[Rows from a dataset of charts and code]
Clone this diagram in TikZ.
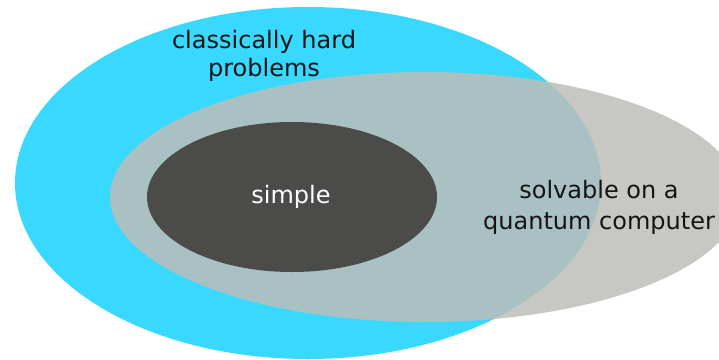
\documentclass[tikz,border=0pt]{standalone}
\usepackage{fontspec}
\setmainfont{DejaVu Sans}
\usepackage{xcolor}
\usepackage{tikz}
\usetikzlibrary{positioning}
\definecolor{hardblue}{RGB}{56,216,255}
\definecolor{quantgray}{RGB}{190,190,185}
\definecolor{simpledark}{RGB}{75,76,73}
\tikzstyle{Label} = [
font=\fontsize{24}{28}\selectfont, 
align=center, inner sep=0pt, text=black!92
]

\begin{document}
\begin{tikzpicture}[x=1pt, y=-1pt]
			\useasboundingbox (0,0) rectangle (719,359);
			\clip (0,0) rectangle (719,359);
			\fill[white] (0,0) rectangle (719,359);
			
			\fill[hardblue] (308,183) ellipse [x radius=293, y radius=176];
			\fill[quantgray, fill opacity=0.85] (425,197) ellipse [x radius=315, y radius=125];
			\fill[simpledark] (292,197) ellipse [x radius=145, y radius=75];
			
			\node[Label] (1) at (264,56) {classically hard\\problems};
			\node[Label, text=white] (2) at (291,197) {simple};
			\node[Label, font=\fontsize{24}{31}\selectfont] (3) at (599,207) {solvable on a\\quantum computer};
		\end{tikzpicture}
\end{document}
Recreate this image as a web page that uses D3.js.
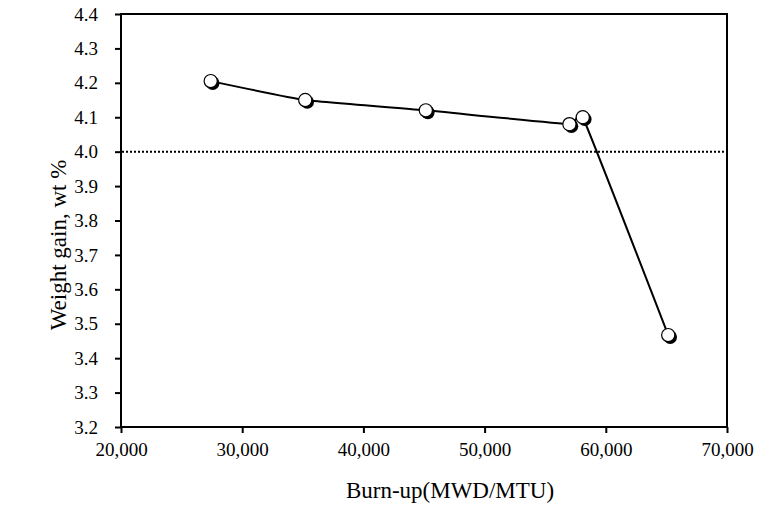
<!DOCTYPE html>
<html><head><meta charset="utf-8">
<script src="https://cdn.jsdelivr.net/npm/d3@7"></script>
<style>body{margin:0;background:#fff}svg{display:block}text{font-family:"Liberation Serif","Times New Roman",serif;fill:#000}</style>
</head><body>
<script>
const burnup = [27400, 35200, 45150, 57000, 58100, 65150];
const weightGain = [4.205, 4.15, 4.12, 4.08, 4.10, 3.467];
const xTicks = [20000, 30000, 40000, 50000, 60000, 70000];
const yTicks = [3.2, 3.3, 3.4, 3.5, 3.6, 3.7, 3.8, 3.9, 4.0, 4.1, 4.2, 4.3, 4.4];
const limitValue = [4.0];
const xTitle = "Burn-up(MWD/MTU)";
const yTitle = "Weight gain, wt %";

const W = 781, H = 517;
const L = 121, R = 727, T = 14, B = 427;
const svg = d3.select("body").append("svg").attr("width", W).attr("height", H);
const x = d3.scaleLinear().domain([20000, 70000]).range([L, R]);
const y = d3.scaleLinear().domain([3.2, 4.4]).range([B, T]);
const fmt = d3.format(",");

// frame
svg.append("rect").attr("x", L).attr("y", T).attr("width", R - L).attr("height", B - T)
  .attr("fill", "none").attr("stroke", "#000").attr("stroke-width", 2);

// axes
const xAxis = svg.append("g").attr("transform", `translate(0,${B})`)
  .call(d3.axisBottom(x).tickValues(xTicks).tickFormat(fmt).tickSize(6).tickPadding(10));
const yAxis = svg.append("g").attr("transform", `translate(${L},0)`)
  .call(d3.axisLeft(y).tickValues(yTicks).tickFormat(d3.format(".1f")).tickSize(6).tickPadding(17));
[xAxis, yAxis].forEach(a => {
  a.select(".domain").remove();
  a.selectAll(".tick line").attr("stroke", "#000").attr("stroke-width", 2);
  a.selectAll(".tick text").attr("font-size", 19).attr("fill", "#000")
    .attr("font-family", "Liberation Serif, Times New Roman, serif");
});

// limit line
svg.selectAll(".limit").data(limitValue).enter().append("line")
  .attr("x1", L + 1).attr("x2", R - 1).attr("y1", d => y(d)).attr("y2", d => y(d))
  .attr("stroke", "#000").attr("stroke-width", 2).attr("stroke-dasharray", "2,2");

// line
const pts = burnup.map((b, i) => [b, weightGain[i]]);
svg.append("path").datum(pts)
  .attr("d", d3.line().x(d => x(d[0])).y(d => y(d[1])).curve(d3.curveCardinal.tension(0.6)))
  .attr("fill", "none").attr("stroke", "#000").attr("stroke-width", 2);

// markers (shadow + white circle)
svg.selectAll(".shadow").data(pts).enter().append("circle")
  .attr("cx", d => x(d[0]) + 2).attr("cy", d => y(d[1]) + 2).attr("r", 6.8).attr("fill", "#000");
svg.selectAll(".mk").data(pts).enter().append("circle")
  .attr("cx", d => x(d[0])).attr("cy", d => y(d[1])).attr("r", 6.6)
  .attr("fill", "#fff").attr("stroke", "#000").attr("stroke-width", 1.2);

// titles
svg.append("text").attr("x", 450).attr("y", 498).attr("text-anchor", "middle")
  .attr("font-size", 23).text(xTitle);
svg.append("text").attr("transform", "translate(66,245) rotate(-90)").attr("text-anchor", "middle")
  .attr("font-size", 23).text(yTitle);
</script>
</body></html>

* _GIVEN EXERCISE_: Do not include the images; transcribe the rest of the listing exactly.

* _ANSWER_:
Clone this diagram in TikZ.
\documentclass[tikz,border=0pt]{standalone}
\usepackage{fontspec}
\setmainfont{DejaVu Sans}
\usepackage{xcolor}
\usepackage{tikz}
\usetikzlibrary{positioning}
\definecolor{hardblue}{RGB}{56,216,255}
\definecolor{quantgray}{RGB}{190,190,185}
\definecolor{simpledark}{RGB}{75,76,73}
\tikzstyle{Label} = [
font=\fontsize{24}{28}\selectfont, 
align=center, inner sep=0pt, text=black!92
]

\begin{document}
\begin{tikzpicture}[x=1pt, y=-1pt]
			\useasboundingbox (0,0) rectangle (719,359);
			\clip (0,0) rectangle (719,359);
			\fill[white] (0,0) rectangle (719,359);
			
			\fill[hardblue] (308,183) ellipse [x radius=293, y radius=176];
			\fill[quantgray, fill opacity=0.85] (425,197) ellipse [x radius=315, y radius=125];
			\fill[simpledark] (292,197) ellipse [x radius=145, y radius=75];
			
			\node[Label] (1) at (264,56) {classically hard\\problems};
			\node[Label, text=white] (2) at (291,197) {simple};
			\node[Label, font=\fontsize{24}{31}\selectfont] (3) at (599,207) {solvable on a\\quantum computer};
		\end{tikzpicture}
\end{document}
Recreate this image as a web page that uses D3.js.
<!DOCTYPE html>
<html><head><meta charset="utf-8">
<script src="https://cdn.jsdelivr.net/npm/d3@7"></script>
<style>body{margin:0;background:#fff}svg{display:block}text{font-family:"Liberation Serif","Times New Roman",serif;fill:#000}</style>
</head><body>
<script>
const burnup = [27400, 35200, 45150, 57000, 58100, 65150];
const weightGain = [4.205, 4.15, 4.12, 4.08, 4.10, 3.467];
const xTicks = [20000, 30000, 40000, 50000, 60000, 70000];
const yTicks = [3.2, 3.3, 3.4, 3.5, 3.6, 3.7, 3.8, 3.9, 4.0, 4.1, 4.2, 4.3, 4.4];
const limitValue = [4.0];
const xTitle = "Burn-up(MWD/MTU)";
const yTitle = "Weight gain, wt %";

const W = 781, H = 517;
const L = 121, R = 727, T = 14, B = 427;
const svg = d3.select("body").append("svg").attr("width", W).attr("height", H);
const x = d3.scaleLinear().domain([20000, 70000]).range([L, R]);
const y = d3.scaleLinear().domain([3.2, 4.4]).range([B, T]);
const fmt = d3.format(",");

// frame
svg.append("rect").attr("x", L).attr("y", T).attr("width", R - L).attr("height", B - T)
  .attr("fill", "none").attr("stroke", "#000").attr("stroke-width", 2);

// axes
const xAxis = svg.append("g").attr("transform", `translate(0,${B})`)
  .call(d3.axisBottom(x).tickValues(xTicks).tickFormat(fmt).tickSize(6).tickPadding(10));
const yAxis = svg.append("g").attr("transform", `translate(${L},0)`)
  .call(d3.axisLeft(y).tickValues(yTicks).tickFormat(d3.format(".1f")).tickSize(6).tickPadding(17));
[xAxis, yAxis].forEach(a => {
  a.select(".domain").remove();
  a.selectAll(".tick line").attr("stroke", "#000").attr("stroke-width", 2);
  a.selectAll(".tick text").attr("font-size", 19).attr("fill", "#000")
    .attr("font-family", "Liberation Serif, Times New Roman, serif");
});

// limit line
svg.selectAll(".limit").data(limitValue).enter().append("line")
  .attr("x1", L + 1).attr("x2", R - 1).attr("y1", d => y(d)).attr("y2", d => y(d))
  .attr("stroke", "#000").attr("stroke-width", 2).attr("stroke-dasharray", "2,2");

// line
const pts = burnup.map((b, i) => [b, weightGain[i]]);
svg.append("path").datum(pts)
  .attr("d", d3.line().x(d => x(d[0])).y(d => y(d[1])).curve(d3.curveCardinal.tension(0.6)))
  .attr("fill", "none").attr("stroke", "#000").attr("stroke-width", 2);

// markers (shadow + white circle)
svg.selectAll(".shadow").data(pts).enter().append("circle")
  .attr("cx", d => x(d[0]) + 2).attr("cy", d => y(d[1]) + 2).attr("r", 6.8).attr("fill", "#000");
svg.selectAll(".mk").data(pts).enter().append("circle")
  .attr("cx", d => x(d[0])).attr("cy", d => y(d[1])).attr("r", 6.6)
  .attr("fill", "#fff").attr("stroke", "#000").attr("stroke-width", 1.2);

// titles
svg.append("text").attr("x", 450).attr("y", 498).attr("text-anchor", "middle")
  .attr("font-size", 23).text(xTitle);
svg.append("text").attr("transform", "translate(66,245) rotate(-90)").attr("text-anchor", "middle")
  .attr("font-size", 23).text(yTitle);
</script>
</body></html>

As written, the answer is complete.